Lamborn targets Israel boycotts, touts Israeli workplace protections, the kind he opposes in the U.S.

Doug Lamborn – who this week floated the idea of impeaching Barack Obama over the immigration executive order Lamborn derides as too far reaching – has introduced a bill with long arms of its own.

Colorado’s newly re-elected, 5th District Congressman wants to ban federal contracts to companies and educational institutions that boycott Israel. Lamborn’s proposal wouldn’t just concern corporations and schools, but also employees who personally, through economic pressure, try to end the Israeli occupation of Palestine.

Technically, the bill bans boycotts on any country that has entered into a free-trade agreement with the U.S. But it’s specifically drafted to protect Israel – a pet cause for Lamborn whose re-election bids have been backed by the pro-Israel lobby.

Lamborn’s press release this week describes his measure as an effort to “thwart efforts by Palestinian organizations to pressure different corporations, companies and educational institutions to boycott, divest, and sanction Israel.

“Sadly, just yesterday we heard that some in the European Union are drafting new regulations with a similar aim.
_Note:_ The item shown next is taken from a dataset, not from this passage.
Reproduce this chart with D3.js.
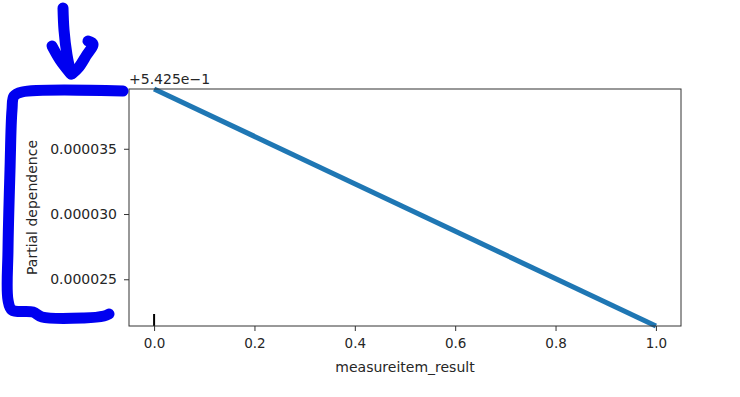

These attacks and the falsehoods being spread about Israel are harmful to any honest effort to bring peace to the region,” it reads.

Lamborn touts Israel as “the only true democracy in the Middle East, a place where all men and women enjoy freedom regardless of their faith or ethnicity. In fact Jewish owned factories and companies in Israel and in Judea and Samaria are among the chief employers of the Palestinian community. Palestinian workers get equal pay and equal treatment and enjoy benefits.”

The question of whether Palestinians are treated equally in Israel is a matter of much debate.

But Lamborn has it right about Israel’s broad and progressive workplace protections. That country’s 1988 equal opportunity law says an employer “shall not discriminate among his employees or among persons seeking employment on account of their sex, sexual tendencies, personal status or because of their age, race, religion, nationality, country of origin, views, party or duration of reserve service.”

Closer to home, Lamborn’s views on workplace protections are vastly less progressive. He has voted against several key worker-protection bills, including the 2007 Employment Non-Discrimination Act and the 2009 Lilly Ledbetter Fair Pay Act.